● EXERCISE AIM
Go through the listing and copy every line word for word.

● DATA SUPPLIED

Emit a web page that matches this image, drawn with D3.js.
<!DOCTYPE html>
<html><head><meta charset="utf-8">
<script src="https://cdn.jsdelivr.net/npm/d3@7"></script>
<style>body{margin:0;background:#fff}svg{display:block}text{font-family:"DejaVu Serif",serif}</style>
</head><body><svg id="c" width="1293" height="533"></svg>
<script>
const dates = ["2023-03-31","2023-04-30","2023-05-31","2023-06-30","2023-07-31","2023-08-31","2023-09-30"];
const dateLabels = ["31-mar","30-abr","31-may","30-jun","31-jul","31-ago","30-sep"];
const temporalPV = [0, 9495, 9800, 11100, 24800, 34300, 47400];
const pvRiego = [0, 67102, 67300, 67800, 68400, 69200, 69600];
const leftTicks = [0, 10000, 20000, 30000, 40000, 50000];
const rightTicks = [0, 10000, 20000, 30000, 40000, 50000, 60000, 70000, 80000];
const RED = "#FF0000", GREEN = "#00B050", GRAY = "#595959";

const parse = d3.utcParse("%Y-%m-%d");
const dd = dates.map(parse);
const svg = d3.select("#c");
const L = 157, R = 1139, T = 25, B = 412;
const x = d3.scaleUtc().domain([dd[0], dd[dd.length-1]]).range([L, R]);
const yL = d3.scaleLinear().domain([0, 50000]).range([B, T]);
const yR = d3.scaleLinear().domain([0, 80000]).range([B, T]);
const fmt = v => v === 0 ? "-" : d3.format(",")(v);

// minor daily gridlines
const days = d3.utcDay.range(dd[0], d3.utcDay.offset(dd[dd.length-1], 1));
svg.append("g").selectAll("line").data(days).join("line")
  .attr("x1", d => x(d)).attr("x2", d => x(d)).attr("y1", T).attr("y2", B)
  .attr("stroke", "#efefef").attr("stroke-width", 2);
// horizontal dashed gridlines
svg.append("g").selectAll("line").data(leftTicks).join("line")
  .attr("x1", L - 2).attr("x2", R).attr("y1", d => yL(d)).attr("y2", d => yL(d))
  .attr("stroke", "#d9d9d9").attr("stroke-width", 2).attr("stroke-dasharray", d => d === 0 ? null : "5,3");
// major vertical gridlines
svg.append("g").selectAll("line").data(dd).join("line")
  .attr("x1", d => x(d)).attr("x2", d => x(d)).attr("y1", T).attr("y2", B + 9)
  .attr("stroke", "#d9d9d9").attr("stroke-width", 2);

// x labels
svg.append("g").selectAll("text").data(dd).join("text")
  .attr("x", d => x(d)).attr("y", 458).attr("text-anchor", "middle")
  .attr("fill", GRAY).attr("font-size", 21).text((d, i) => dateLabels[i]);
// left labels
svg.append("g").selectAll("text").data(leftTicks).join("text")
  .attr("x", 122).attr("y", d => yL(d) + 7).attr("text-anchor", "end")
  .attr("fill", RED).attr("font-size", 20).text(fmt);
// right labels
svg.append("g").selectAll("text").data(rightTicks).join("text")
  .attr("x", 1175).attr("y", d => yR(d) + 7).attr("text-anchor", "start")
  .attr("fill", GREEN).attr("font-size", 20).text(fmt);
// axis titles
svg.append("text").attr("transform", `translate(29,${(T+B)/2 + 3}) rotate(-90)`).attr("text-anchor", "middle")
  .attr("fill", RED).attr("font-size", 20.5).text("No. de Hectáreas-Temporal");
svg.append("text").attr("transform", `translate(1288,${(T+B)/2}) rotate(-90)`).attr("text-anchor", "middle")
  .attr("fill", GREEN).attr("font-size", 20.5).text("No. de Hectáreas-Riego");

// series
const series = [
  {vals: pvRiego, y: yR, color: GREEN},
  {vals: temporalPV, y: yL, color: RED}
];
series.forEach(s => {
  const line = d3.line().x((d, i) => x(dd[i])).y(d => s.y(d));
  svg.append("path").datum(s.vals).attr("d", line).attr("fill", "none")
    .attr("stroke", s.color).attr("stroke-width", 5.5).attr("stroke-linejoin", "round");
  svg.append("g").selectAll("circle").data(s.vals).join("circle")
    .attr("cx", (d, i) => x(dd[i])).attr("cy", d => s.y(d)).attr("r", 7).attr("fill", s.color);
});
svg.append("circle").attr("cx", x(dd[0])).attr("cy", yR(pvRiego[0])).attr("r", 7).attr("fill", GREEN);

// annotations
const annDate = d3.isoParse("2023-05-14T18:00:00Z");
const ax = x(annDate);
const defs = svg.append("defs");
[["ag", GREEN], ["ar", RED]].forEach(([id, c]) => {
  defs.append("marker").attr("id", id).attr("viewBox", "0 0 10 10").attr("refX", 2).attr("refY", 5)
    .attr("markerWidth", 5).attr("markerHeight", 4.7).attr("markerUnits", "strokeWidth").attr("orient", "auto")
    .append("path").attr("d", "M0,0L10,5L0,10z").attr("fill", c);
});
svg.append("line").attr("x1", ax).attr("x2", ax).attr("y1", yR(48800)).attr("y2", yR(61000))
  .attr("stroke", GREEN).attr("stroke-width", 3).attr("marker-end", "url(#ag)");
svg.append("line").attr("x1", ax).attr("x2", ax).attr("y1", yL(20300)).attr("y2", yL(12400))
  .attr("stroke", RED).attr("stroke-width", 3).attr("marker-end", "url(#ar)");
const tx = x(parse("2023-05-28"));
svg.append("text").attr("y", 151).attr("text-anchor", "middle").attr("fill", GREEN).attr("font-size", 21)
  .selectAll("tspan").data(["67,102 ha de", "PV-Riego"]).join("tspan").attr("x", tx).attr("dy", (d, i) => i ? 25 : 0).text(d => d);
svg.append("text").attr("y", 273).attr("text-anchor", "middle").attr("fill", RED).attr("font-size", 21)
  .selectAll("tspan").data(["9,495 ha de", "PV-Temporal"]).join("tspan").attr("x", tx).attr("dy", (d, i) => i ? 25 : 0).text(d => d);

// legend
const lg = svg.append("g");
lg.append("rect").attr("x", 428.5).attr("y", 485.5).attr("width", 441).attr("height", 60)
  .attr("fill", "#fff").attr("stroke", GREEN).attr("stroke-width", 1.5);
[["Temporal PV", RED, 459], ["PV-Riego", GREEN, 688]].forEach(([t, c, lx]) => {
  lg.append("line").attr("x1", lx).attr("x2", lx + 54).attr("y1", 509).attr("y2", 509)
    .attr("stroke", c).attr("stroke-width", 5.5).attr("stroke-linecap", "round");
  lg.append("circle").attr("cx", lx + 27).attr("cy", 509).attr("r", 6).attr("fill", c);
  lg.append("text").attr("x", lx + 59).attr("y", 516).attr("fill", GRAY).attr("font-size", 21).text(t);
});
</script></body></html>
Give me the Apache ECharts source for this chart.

● RESPONSE TO THIS TASK
Emit a web page that matches this image, drawn with D3.js.
<!DOCTYPE html>
<html><head><meta charset="utf-8">
<script src="https://cdn.jsdelivr.net/npm/d3@7"></script>
<style>body{margin:0;background:#fff}svg{display:block}text{font-family:"DejaVu Serif",serif}</style>
</head><body><svg id="c" width="1293" height="533"></svg>
<script>
const dates = ["2023-03-31","2023-04-30","2023-05-31","2023-06-30","2023-07-31","2023-08-31","2023-09-30"];
const dateLabels = ["31-mar","30-abr","31-may","30-jun","31-jul","31-ago","30-sep"];
const temporalPV = [0, 9495, 9800, 11100, 24800, 34300, 47400];
const pvRiego = [0, 67102, 67300, 67800, 68400, 69200, 69600];
const leftTicks = [0, 10000, 20000, 30000, 40000, 50000];
const rightTicks = [0, 10000, 20000, 30000, 40000, 50000, 60000, 70000, 80000];
const RED = "#FF0000", GREEN = "#00B050", GRAY = "#595959";

const parse = d3.utcParse("%Y-%m-%d");
const dd = dates.map(parse);
const svg = d3.select("#c");
const L = 157, R = 1139, T = 25, B = 412;
const x = d3.scaleUtc().domain([dd[0], dd[dd.length-1]]).range([L, R]);
const yL = d3.scaleLinear().domain([0, 50000]).range([B, T]);
const yR = d3.scaleLinear().domain([0, 80000]).range([B, T]);
const fmt = v => v === 0 ? "-" : d3.format(",")(v);

// minor daily gridlines
const days = d3.utcDay.range(dd[0], d3.utcDay.offset(dd[dd.length-1], 1));
svg.append("g").selectAll("line").data(days).join("line")
  .attr("x1", d => x(d)).attr("x2", d => x(d)).attr("y1", T).attr("y2", B)
  .attr("stroke", "#efefef").attr("stroke-width", 2);
// horizontal dashed gridlines
svg.append("g").selectAll("line").data(leftTicks).join("line")
  .attr("x1", L - 2).attr("x2", R).attr("y1", d => yL(d)).attr("y2", d => yL(d))
  .attr("stroke", "#d9d9d9").attr("stroke-width", 2).attr("stroke-dasharray", d => d === 0 ? null : "5,3");
// major vertical gridlines
svg.append("g").selectAll("line").data(dd).join("line")
  .attr("x1", d => x(d)).attr("x2", d => x(d)).attr("y1", T).attr("y2", B + 9)
  .attr("stroke", "#d9d9d9").attr("stroke-width", 2);

// x labels
svg.append("g").selectAll("text").data(dd).join("text")
  .attr("x", d => x(d)).attr("y", 458).attr("text-anchor", "middle")
  .attr("fill", GRAY).attr("font-size", 21).text((d, i) => dateLabels[i]);
// left labels
svg.append("g").selectAll("text").data(leftTicks).join("text")
  .attr("x", 122).attr("y", d => yL(d) + 7).attr("text-anchor", "end")
  .attr("fill", RED).attr("font-size", 20).text(fmt);
// right labels
svg.append("g").selectAll("text").data(rightTicks).join("text")
  .attr("x", 1175).attr("y", d => yR(d) + 7).attr("text-anchor", "start")
  .attr("fill", GREEN).attr("font-size", 20).text(fmt);
// axis titles
svg.append("text").attr("transform", `translate(29,${(T+B)/2 + 3}) rotate(-90)`).attr("text-anchor", "middle")
  .attr("fill", RED).attr("font-size", 20.5).text("No. de Hectáreas-Temporal");
svg.append("text").attr("transform", `translate(1288,${(T+B)/2}) rotate(-90)`).attr("text-anchor", "middle")
  .attr("fill", GREEN).attr("font-size", 20.5).text("No. de Hectáreas-Riego");

// series
const series = [
  {vals: pvRiego, y: yR, color: GREEN},
  {vals: temporalPV, y: yL, color: RED}
];
series.forEach(s => {
  const line = d3.line().x((d, i) => x(dd[i])).y(d => s.y(d));
  svg.append("path").datum(s.vals).attr("d", line).attr("fill", "none")
    .attr("stroke", s.color).attr("stroke-width", 5.5).attr("stroke-linejoin", "round");
  svg.append("g").selectAll("circle").data(s.vals).join("circle")
    .attr("cx", (d, i) => x(dd[i])).attr("cy", d => s.y(d)).attr("r", 7).attr("fill", s.color);
});
svg.append("circle").attr("cx", x(dd[0])).attr("cy", yR(pvRiego[0])).attr("r", 7).attr("fill", GREEN);

// annotations
const annDate = d3.isoParse("2023-05-14T18:00:00Z");
const ax = x(annDate);
const defs = svg.append("defs");
[["ag", GREEN], ["ar", RED]].forEach(([id, c]) => {
  defs.append("marker").attr("id", id).attr("viewBox", "0 0 10 10").attr("refX", 2).attr("refY", 5)
    .attr("markerWidth", 5).attr("markerHeight", 4.7).attr("markerUnits", "strokeWidth").attr("orient", "auto")
    .append("path").attr("d", "M0,0L10,5L0,10z").attr("fill", c);
});
svg.append("line").attr("x1", ax).attr("x2", ax).attr("y1", yR(48800)).attr("y2", yR(61000))
  .attr("stroke", GREEN).attr("stroke-width", 3).attr("marker-end", "url(#ag)");
svg.append("line").attr("x1", ax).attr("x2", ax).attr("y1", yL(20300)).attr("y2", yL(12400))
  .attr("stroke", RED).attr("stroke-width", 3).attr("marker-end", "url(#ar)");
const tx = x(parse("2023-05-28"));
svg.append("text").attr("y", 151).attr("text-anchor", "middle").attr("fill", GREEN).attr("font-size", 21)
  .selectAll("tspan").data(["67,102 ha de", "PV-Riego"]).join("tspan").attr("x", tx).attr("dy", (d, i) => i ? 25 : 0).text(d => d);
svg.append("text").attr("y", 273).attr("text-anchor", "middle").attr("fill", RED).attr("font-size", 21)
  .selectAll("tspan").data(["9,495 ha de", "PV-Temporal"]).join("tspan").attr("x", tx).attr("dy", (d, i) => i ? 25 : 0).text(d => d);

// legend
const lg = svg.append("g");
lg.append("rect").attr("x", 428.5).attr("y", 485.5).attr("width", 441).attr("height", 60)
  .attr("fill", "#fff").attr("stroke", GREEN).attr("stroke-width", 1.5);
[["Temporal PV", RED, 459], ["PV-Riego", GREEN, 688]].forEach(([t, c, lx]) => {
  lg.append("line").attr("x1", lx).attr("x2", lx + 54).attr("y1", 509).attr("y2", 509)
    .attr("stroke", c).attr("stroke-width", 5.5).attr("stroke-linecap", "round");
  lg.append("circle").attr("cx", lx + 27).attr("cy", 509).attr("r", 6).attr("fill", c);
  lg.append("text").attr("x", lx + 59).attr("y", 516).attr("fill", GRAY).attr("font-size", 21).text(t);
});
</script></body></html>
Give me the Apache ECharts source for this chart.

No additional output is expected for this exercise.